Some creative ad copy featuring the heliconia noted, “Hospitable Hawaiʻi cannot send you its abundance of flowers or its sunshine. But it sends you something reminiscent of both – golden fragrant Dole Pineapple Juice”;– it ran nationally in Vogue and the Saturday Evening Post. (Yagi)
For the other ad, “(t)actful Art Director Charles Coiner,” as Time Magazine reported in 1940, “spouted to Painter O’Keeffe about the beauty of pineapples in bud, urg(ing) her to give the pineapple a break. He phoned Honolulu, had a budding plant put aboard the Clipper.”
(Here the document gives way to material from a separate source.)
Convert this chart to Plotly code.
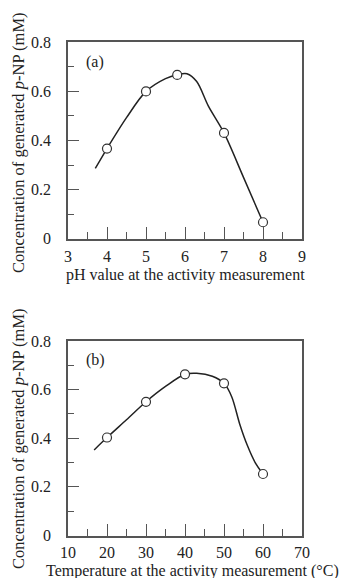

“Thirty-six hours later the plant was delivered to the O’Keeffe studio in Manhattan. ‘It’s beautiful, I never knew that,’ exclaimed Artist O’Keeffe… She promptly painted it, and Dole got a pineapple picture after all.” (Yagi)
A year after her Hawaiʻi trip, in 1940, she bought a house at Ghost Ranch, in New Mexico. After Stieglitz died in 1946, she settled his estate and moved to New Mexico permanently. There in the wilderness and isolation she continued to paint, and she remained in New Mexico until her death at the age of 98. (Steele)
There is an interesting side note to this story; one day, I received an unrelated FB message asking about Willis Jennings (Patricia’s father.) Unrelated to that, earlier that same day, I received word that Patricia Jennings Morriss Caldwell had just passed away at the age of 87. Patricia Jennings is the mother of my HPA classmate, Lex Morriss.